Exercise material.
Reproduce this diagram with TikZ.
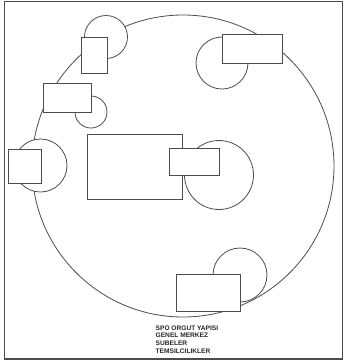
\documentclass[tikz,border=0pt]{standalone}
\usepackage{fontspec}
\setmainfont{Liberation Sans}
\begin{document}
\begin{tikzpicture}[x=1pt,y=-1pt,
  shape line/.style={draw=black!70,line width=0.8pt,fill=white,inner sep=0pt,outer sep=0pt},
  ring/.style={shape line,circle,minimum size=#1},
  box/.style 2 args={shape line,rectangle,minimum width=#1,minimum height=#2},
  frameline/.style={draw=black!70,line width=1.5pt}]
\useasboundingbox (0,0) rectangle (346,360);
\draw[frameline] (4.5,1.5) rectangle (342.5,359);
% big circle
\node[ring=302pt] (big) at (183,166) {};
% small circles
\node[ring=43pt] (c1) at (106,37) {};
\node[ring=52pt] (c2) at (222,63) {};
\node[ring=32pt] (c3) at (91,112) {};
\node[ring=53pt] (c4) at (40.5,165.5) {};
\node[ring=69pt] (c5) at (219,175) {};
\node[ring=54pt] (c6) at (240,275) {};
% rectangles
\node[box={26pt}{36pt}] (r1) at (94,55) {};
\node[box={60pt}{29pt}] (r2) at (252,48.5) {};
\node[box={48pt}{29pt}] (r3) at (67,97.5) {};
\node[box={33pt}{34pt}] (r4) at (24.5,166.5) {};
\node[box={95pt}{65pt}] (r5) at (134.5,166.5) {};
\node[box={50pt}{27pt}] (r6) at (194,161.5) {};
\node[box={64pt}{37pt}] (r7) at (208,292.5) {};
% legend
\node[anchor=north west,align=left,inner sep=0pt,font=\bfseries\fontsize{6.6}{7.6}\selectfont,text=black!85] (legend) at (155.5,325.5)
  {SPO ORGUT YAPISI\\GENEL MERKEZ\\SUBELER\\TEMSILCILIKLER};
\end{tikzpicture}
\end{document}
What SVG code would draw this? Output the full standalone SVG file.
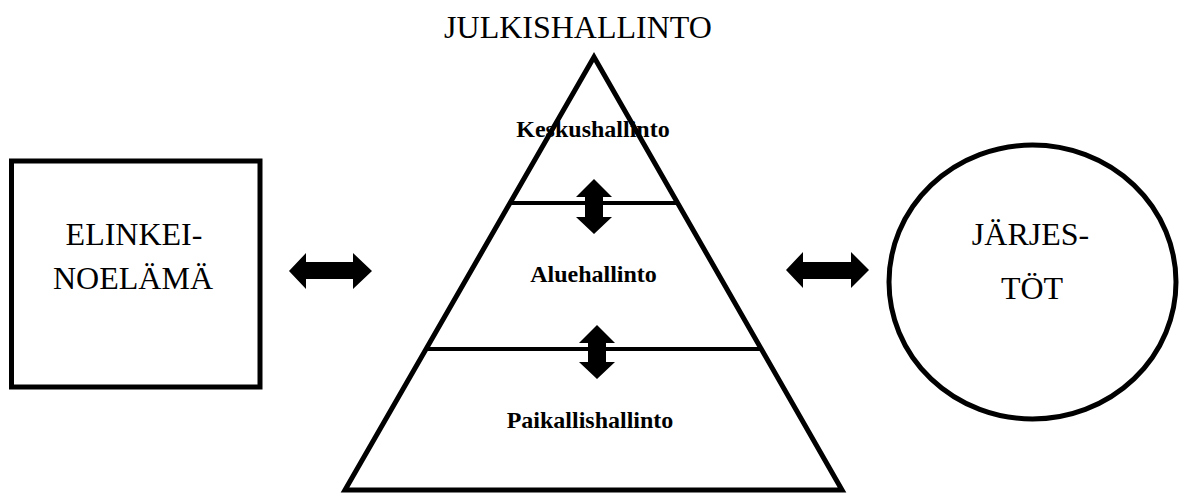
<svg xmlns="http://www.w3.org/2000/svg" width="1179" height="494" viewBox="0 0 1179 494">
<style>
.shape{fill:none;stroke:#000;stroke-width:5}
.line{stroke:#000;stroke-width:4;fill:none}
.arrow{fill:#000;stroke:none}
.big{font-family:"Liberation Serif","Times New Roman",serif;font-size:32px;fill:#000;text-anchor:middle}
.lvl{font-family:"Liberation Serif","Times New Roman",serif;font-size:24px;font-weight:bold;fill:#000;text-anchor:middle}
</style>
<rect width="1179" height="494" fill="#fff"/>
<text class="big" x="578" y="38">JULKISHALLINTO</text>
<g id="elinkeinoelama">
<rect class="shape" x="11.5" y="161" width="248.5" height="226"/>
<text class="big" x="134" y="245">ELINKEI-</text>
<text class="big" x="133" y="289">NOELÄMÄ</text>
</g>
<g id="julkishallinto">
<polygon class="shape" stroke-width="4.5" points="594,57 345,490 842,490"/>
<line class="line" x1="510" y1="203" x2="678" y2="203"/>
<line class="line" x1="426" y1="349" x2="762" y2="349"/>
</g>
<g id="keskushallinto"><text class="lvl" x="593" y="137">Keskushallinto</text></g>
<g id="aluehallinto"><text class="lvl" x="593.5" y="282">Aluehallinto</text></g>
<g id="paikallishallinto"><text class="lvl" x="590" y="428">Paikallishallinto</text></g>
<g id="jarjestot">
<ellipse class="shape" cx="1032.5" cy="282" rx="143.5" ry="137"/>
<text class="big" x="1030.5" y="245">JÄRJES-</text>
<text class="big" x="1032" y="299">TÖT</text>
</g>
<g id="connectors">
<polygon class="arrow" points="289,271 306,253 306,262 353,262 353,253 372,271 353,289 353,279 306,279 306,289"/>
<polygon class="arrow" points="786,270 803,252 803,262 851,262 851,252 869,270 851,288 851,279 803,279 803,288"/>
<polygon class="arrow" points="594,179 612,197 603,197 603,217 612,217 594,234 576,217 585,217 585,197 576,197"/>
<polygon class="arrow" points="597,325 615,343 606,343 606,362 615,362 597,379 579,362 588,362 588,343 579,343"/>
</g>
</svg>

==

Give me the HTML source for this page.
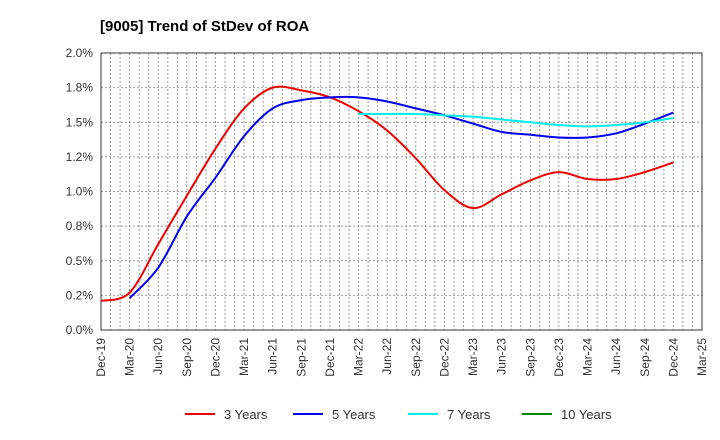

Objective.
State how many lines above include the word "draw", and nothing more.

Solution.
4